Recovery has slowly changed that in ways I almost didn’t notice at first. Not because life suddenly became easier, but because I stopped fighting every moment of it. I stopped believing every fearful thought my brain threw at me. I started learning that discomfort doesn’t mean danger. Busy doesn’t mean failure. Change doesn’t automatically mean chaos.
Now when life speeds up, I still feel it. I still get overwhelmed sometimes. I still have moments where my mind wants to catastrophize everything and convince me I can’t handle it. But today there’s space between the fear and my reaction to it. I don’t immediately collapse under the weight of my thoughts anymore.
Recovery teaches me that I don’t have to control every outcome to be okay. That’s probably one of the hardest lessons for me because fear always made me think survival depended on control. If I could just prepare enough, clean enough, work enough, think enough, plan enough, then maybe nothing bad would happen. But that way of living destroyed me. It left no room for peace, no room for joy, and no room to actually live.

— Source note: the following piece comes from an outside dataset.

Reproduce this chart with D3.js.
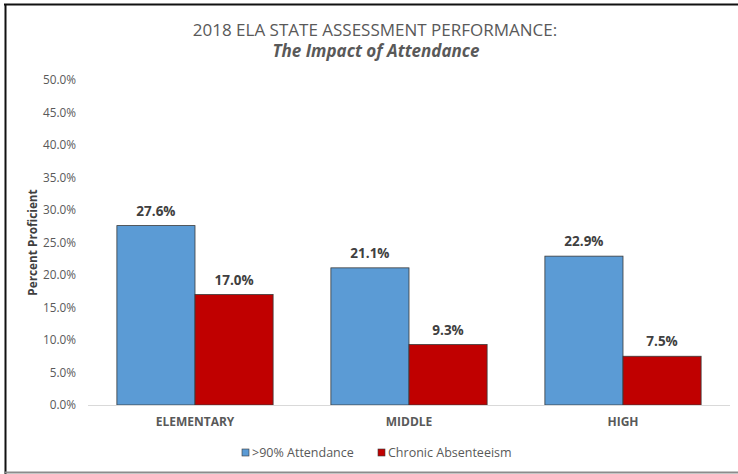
<!DOCTYPE html>
<html>
<head>
<meta charset="utf-8">
<script src="https://cdn.jsdelivr.net/npm/d3@7"></script>
<style>
    body { margin: 0; background: #fff; }
    text { font-family: "Open Sans", sans-serif; }
</style>
</head>
<body>
<svg width="738" height="474"></svg>
<script>
    var categories = ["ELEMENTARY", "MIDDLE", "HIGH"];
    var seriesNames = [">90% Attendance", "Chronic Absenteeism"];
    var attendance = [27.6, 21.1, 22.9];
    var absenteeism = [17.0, 9.3, 7.5];
    var yTicks = [0, 5, 10, 15, 20, 25, 30, 35, 40, 45, 50];
    var colors = ["#5b9bd5", "#c00000"];

    var svg = d3.select("svg"),
        margin = {top: 80, right: 8, bottom: 69, left: 88},
        width = +svg.attr("width") - margin.left - margin.right,
        height = +svg.attr("height") - margin.top - margin.bottom;

    // frame
    svg.append("line").attr("x1", 4).attr("x2", 738).attr("y1", 4.5).attr("y2", 4.5)
        .attr("stroke", "#111").attr("stroke-width", 2);
    svg.append("line").attr("x1", 5.5).attr("x2", 5.5).attr("y1", 4).attr("y2", 474)
        .attr("stroke", "#111").attr("stroke-width", 2);
    svg.append("line").attr("x1", 5).attr("x2", 738).attr("y1", 472.5).attr("y2", 472.5)
        .attr("stroke", "#8c8c8c").attr("stroke-width", 2);

    svg.append("text").attr("x", 375).attr("y", 36).attr("text-anchor", "middle")
        .attr("font-size", 17).attr("fill", "#595959")
        .text("2018 ELA STATE ASSESSMENT PERFORMANCE:");
    svg.append("text").attr("x", 376).attr("y", 57).attr("text-anchor", "middle")
        .attr("font-size", 17).attr("font-weight", "bold").attr("font-style", "italic")
        .attr("fill", "#595959")
        .text("The Impact of Attendance");

    var g = svg.append("g").attr("transform", "translate(" + margin.left + "," + margin.top + ")");

    var x0 = d3.scaleBand().domain(categories).range([0, width]).paddingInner(0).paddingOuter(0);
    var x1 = d3.scaleBand().domain(seriesNames).range([0, x0.bandwidth() * 0.73])
        .paddingInner(0).paddingOuter(0);
    var groupOffset = x0.bandwidth() * (1 - 0.73) / 2;
    var y = d3.scaleLinear().domain([0, 50]).range([height, 0]);

    var yAxis = g.append("g")
        .call(d3.axisLeft(y).tickValues(yTicks).tickSize(0).tickPadding(12)
            .tickFormat(function(d) { return d.toFixed(1) + "%"; }));
    yAxis.select(".domain").remove();
    yAxis.selectAll("text").attr("font-size", 11.8).attr("fill", "#595959")
        .attr("font-family", "Open Sans, sans-serif");

    var rows = categories.map(function(c, i) {
        return {cat: c, values: [attendance[i], absenteeism[i]]};
    });

    var groups = g.selectAll(".grp").data(rows).enter().append("g")
        .attr("transform", function(d) { return "translate(" + (x0(d.cat) + groupOffset) + ",0)"; });

    groups.selectAll("rect").data(function(d) {
        return d.values.map(function(v, j) { return {name: seriesNames[j], value: v, j: j}; });
    }).enter().append("rect")
        .attr("x", function(d) { return x1(d.name); })
        .attr("y", function(d) { return y(d.value); })
        .attr("width", x1.bandwidth())
        .attr("height", function(d) { return height - y(d.value); })
        .attr("fill", function(d) { return colors[d.j]; })
        .attr("stroke", "#3a3a3a").attr("stroke-width", 0.8);

    groups.selectAll(".lbl").data(function(d) {
        return d.values.map(function(v, j) { return {name: seriesNames[j], value: v}; });
    }).enter().append("text")
        .attr("x", function(d) { return x1(d.name) + x1.bandwidth() / 2; })
        .attr("y", function(d) { return y(d.value) - 10; })
        .attr("text-anchor", "middle").attr("font-size", 13.5).attr("font-weight", "bold")
        .attr("fill", "#404040")
        .text(function(d) { return d.value.toFixed(1) + "%"; });

    // baseline
    g.append("line").attr("x1", 0).attr("x2", width).attr("y1", height + 0.5).attr("y2", height + 0.5)
        .attr("stroke", "#d9d9d9").attr("stroke-width", 1);

    var xAxis = g.append("g").attr("transform", "translate(0," + height + ")")
        .call(d3.axisBottom(x0).tickSize(0).tickPadding(12));
    xAxis.select(".domain").remove();
    xAxis.selectAll("text").attr("font-size", 12).attr("font-weight", "bold").attr("fill", "#595959")
        .attr("font-family", "Open Sans, sans-serif");

    svg.append("text").attr("transform", "translate(37," + (margin.top + y(25)) + ") rotate(-90)")
        .attr("text-anchor", "middle").attr("font-size", 11.8).attr("font-weight", "bold")
        .attr("fill", "#404040").text("Percent Proficient");

    // legend
    var legendX = [242, 378];
    var legend = svg.selectAll(".leg").data(seriesNames).enter().append("g")
        .attr("transform", function(d, i) { return "translate(" + legendX[i] + ",449)"; });
    legend.append("rect").attr("width", 7).attr("height", 7)
        .attr("fill", function(d, i) { return colors[i]; })
        .attr("stroke", "#3a3a3a").attr("stroke-width", 0.6);
    legend.append("text").attr("x", 10).attr("y", 8).attr("font-size", 12.5)
        .attr("fill", "#595959").text(function(d) { return d; });
</script>
</body>
</html>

Today I can walk outside and notice the beauty instead of only seeing the pressure. I can feel the warmth in the air, look at the yard that needs work, think about how busy things are getting, and not immediately shut down inside. That’s huge for me. It sounds small, but it isn’t.
I’m realizing recovery isn’t about becoming fearless. It’s about learning I can survive the fear without letting it run my life. It’s trusting that I don’t have to solve my entire future today. It’s accepting that some days will feel messy and overwhelming and unfinished, and that doesn’t mean I’m failing.
It’s emotional recognizing that I finally have moments of peace in places where I used to only feel panic. I spent so much of my life bracing for disaster that I forgot life was also supposed to be experienced. Recovery is giving me that back little by little.
I have to do the work every day. I still get scared. I still want to retreat sometimes when life feels too loud or too demanding. But I’m not living in survival mode every second anymore, and that is a miracle.
For the first time in a long time, I’m starting to believe that maybe life doesn’t have to be something I constantly fight to get through. Maybe it can just be something I learn to move with.